WORK INSTRUCTIONS: Copy every line of the records below that holds the word "this".

DATASET ROWS:
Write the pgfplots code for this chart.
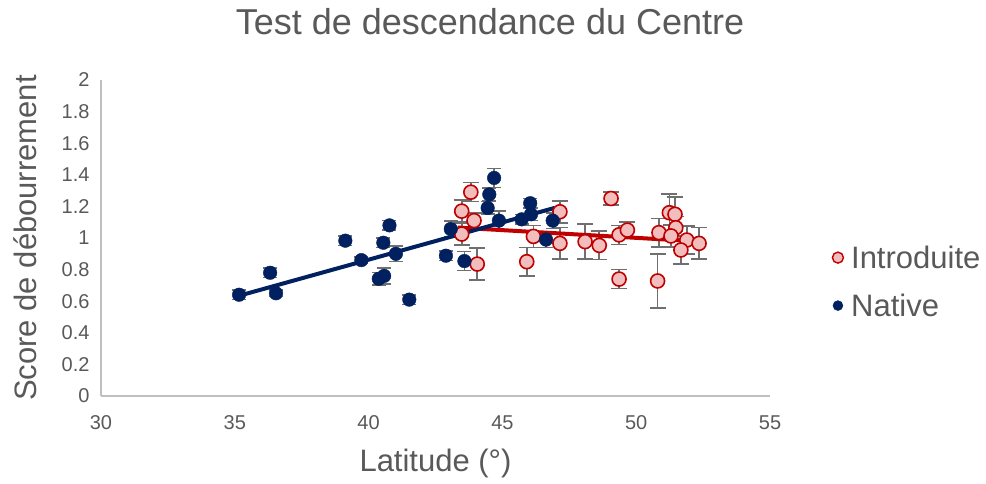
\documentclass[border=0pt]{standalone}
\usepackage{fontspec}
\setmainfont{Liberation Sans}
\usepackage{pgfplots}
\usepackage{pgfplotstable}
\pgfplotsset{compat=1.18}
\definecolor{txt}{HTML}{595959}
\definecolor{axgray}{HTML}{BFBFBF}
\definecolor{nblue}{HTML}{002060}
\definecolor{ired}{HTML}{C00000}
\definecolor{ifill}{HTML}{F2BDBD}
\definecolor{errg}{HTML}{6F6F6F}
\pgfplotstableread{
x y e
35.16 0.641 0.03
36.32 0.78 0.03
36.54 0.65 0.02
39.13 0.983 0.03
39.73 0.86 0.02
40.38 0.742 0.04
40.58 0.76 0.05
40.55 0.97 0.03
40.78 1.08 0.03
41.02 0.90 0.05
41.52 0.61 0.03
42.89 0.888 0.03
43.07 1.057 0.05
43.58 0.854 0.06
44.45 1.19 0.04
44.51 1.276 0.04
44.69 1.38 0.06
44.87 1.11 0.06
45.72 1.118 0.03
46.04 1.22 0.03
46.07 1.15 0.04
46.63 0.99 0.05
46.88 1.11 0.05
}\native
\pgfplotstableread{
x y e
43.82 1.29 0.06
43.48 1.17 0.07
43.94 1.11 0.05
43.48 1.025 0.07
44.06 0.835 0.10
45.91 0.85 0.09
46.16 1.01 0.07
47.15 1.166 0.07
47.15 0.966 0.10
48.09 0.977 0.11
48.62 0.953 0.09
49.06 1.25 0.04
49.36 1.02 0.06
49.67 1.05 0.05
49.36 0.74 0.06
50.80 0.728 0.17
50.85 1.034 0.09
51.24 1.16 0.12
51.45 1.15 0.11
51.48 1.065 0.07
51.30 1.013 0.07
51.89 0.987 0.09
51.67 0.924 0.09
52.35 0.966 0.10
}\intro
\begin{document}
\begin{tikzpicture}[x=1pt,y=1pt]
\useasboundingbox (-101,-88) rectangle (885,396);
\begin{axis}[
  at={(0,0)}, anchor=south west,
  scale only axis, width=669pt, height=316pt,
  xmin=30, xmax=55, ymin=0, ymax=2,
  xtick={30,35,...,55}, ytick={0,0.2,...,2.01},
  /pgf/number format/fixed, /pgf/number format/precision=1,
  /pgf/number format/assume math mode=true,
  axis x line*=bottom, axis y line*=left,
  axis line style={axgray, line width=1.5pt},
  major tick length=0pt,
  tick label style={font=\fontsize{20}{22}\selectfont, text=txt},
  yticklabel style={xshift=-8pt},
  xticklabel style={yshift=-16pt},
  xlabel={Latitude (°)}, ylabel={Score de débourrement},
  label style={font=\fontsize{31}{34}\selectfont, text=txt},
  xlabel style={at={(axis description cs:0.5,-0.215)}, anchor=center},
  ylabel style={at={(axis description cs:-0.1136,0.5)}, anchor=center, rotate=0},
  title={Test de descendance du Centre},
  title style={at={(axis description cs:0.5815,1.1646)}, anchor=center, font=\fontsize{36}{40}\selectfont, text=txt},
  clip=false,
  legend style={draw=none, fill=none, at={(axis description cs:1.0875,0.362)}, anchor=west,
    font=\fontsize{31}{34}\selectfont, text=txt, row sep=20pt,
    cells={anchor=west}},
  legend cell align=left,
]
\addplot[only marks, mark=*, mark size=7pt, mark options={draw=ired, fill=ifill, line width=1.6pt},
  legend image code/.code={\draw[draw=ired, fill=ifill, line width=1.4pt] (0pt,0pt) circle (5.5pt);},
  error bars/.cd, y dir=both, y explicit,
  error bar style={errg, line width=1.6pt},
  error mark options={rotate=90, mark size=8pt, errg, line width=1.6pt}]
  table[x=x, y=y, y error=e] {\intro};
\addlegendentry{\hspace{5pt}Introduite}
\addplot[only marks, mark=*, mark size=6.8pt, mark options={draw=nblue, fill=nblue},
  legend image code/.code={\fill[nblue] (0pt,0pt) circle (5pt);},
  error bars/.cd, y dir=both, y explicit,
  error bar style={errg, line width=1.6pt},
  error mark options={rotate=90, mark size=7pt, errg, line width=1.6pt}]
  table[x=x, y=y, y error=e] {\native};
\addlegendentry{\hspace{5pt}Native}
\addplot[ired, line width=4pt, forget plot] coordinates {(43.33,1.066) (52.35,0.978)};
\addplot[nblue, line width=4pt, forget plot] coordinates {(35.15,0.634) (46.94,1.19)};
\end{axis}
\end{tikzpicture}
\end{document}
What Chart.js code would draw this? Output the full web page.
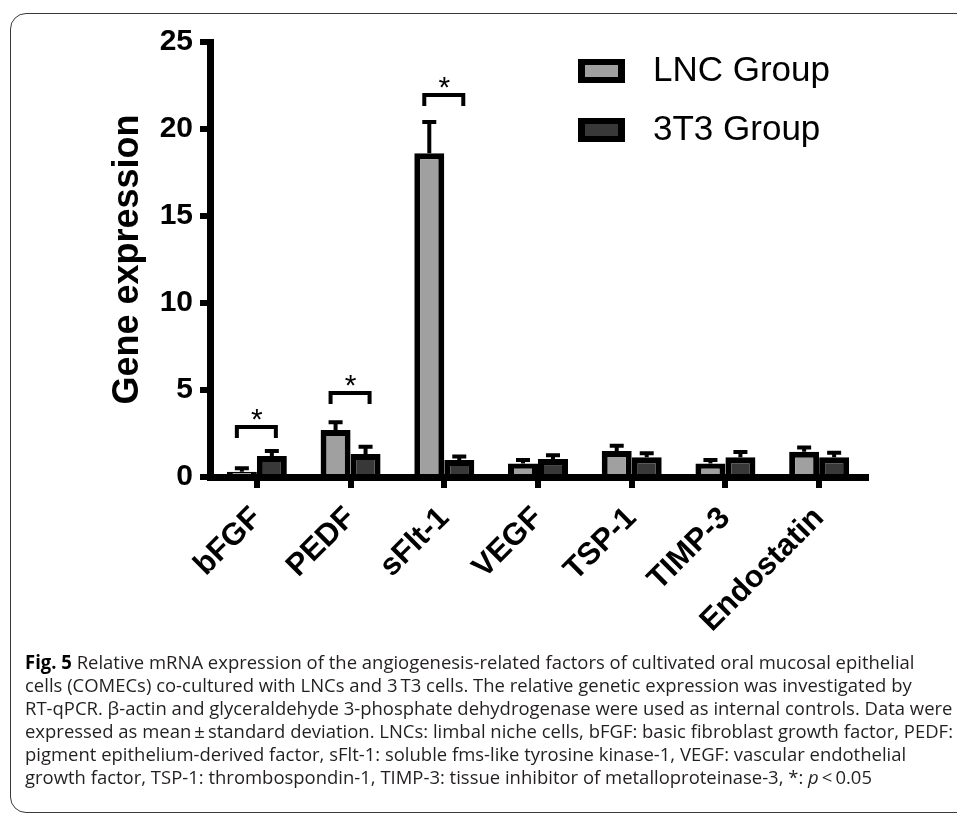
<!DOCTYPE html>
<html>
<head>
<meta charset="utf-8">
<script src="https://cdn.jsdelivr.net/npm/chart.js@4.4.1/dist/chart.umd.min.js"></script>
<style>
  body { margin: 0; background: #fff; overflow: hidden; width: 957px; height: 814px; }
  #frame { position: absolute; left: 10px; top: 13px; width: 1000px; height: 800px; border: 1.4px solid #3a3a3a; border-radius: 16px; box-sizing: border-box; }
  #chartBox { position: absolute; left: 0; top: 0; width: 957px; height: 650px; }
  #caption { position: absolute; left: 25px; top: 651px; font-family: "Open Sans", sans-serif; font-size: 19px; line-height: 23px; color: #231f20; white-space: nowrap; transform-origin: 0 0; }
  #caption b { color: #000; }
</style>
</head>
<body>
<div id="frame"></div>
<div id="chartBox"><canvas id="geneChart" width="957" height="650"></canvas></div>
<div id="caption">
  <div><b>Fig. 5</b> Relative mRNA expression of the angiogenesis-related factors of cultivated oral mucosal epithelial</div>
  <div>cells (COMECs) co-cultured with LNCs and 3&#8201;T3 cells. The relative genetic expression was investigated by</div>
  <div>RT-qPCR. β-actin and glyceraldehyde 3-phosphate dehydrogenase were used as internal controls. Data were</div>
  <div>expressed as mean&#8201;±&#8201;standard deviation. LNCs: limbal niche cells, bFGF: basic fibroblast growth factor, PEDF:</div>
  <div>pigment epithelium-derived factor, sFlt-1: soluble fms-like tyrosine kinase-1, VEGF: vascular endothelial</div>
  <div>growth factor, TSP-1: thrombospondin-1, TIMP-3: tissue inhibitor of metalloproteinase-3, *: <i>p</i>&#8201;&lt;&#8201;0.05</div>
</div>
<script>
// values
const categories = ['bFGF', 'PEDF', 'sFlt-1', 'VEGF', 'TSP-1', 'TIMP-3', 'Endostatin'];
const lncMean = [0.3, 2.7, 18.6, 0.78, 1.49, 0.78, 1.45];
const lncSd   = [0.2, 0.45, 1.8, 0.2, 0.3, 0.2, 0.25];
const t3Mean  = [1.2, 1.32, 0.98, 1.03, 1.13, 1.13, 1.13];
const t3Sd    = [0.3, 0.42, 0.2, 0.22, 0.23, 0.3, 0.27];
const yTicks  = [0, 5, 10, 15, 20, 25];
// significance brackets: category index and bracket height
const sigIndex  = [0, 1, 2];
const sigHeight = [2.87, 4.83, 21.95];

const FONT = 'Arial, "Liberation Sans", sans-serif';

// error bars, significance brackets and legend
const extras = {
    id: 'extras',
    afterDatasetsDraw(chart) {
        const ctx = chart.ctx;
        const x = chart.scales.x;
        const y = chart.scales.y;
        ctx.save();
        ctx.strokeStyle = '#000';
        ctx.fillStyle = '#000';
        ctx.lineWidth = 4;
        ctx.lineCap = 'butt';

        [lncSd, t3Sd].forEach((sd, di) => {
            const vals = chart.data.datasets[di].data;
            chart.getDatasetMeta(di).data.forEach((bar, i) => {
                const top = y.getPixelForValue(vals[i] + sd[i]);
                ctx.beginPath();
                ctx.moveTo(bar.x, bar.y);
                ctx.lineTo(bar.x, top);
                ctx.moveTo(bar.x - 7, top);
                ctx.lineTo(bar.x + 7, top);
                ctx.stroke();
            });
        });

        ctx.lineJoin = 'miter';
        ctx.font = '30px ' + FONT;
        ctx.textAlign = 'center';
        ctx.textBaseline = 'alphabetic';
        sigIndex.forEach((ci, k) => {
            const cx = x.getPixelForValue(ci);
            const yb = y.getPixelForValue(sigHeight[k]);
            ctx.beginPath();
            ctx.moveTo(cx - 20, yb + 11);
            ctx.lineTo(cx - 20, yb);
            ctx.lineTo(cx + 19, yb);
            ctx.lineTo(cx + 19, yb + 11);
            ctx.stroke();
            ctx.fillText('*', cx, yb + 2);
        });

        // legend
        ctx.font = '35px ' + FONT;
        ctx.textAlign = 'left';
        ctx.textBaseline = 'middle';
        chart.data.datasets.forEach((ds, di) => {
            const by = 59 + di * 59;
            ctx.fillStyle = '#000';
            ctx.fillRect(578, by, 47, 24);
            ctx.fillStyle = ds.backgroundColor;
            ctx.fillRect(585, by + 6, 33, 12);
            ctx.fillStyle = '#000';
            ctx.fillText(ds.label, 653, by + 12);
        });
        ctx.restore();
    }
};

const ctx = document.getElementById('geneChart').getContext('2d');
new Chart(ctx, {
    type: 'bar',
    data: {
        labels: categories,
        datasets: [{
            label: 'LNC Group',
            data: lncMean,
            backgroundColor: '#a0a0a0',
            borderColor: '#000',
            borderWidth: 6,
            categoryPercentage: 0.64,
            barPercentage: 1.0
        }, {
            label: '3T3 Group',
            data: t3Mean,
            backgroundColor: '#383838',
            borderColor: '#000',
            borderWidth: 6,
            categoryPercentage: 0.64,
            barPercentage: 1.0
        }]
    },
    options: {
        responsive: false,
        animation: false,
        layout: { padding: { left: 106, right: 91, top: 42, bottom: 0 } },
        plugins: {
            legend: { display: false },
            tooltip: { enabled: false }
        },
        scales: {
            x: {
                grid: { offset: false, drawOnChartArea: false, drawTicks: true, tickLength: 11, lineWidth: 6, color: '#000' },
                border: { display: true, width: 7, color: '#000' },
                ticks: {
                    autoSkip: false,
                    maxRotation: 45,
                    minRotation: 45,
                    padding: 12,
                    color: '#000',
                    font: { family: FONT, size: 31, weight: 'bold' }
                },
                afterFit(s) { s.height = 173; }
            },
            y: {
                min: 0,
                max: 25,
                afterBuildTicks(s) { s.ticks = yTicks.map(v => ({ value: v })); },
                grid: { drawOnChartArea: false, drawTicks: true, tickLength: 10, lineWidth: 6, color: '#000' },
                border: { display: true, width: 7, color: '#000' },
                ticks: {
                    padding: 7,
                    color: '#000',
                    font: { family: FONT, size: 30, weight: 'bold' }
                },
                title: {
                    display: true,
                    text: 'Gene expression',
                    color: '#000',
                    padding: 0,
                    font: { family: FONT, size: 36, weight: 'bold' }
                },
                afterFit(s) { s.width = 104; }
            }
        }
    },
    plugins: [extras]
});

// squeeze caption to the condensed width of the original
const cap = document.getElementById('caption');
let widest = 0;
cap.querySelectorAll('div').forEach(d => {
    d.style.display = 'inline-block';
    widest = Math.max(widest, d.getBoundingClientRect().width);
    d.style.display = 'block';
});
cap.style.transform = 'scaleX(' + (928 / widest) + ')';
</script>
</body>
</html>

FINAL ANSWER:
Write the pgfplots code for this chart.
What Chart.js code would draw this? Output the full web page.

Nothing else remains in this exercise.